Gaussian Processes for Classification

Gaussian Processes, or GP for short, are a generalization of the Gaussian probability distribution (e.g. the bell-shaped function).

Gaussian probability distribution functions summarize the distribution of random variables, whereas Gaussian processes summarize the properties of the functions, e.g. the parameters of the functions. As such, you can think of Gaussian processes as one level of abstraction or indirection above Gaussian functions.

A Gaussian process is a generalization of the Gaussian probability distribution. Whereas a probability distribution describes random variables which are scalars or vectors (for multivariate distributions), a stochastic process governs the properties of functions.

— Page 2, Gaussian Processes for Machine Learning, 2006.

Gaussian processes can be used as a machine learning algorithm for classification predictive modeling.

Gaussian processes are a type of kernel method, like SVMs, although they are able to predict highly calibrated probabilities, unlike SVMs.

Gaussian processes require specifying a kernel that controls how examples relate to each other; specifically, it defines the covariance function of the data. This is called the latent function or the “nuisance” function.

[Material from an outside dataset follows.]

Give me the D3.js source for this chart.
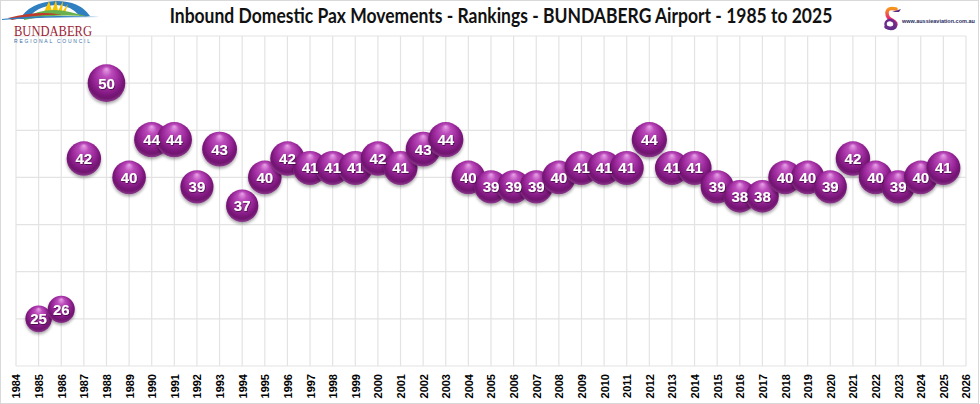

The latent function f plays the role of a nuisance function: we do not observe values of f itself (we observe only the inputs X and the class labels y) and we are not particularly interested in the values of f …

— Page 40, Gaussian Processes for Machine Learning, 2006.

The way that examples are grouped using the kernel controls how the model “perceives” the examples, given that it assumes that examples that are “close” to each other have the same class label.

Therefore, it is important to both test different kernel functions for the model and different configurations for sophisticated kernel functions.

… a covariance function is the crucial ingredient in a Gaussian process predictor, as it encodes our assumptions about the function which we wish to learn.

— Page 79, Gaussian Processes for Machine Learning, 2006.

It also requires a link function that interprets the internal representation and predicts the probability of class membership. The logistic function can be used, allowing the modeling of a Binomial probability distribution for binary classification.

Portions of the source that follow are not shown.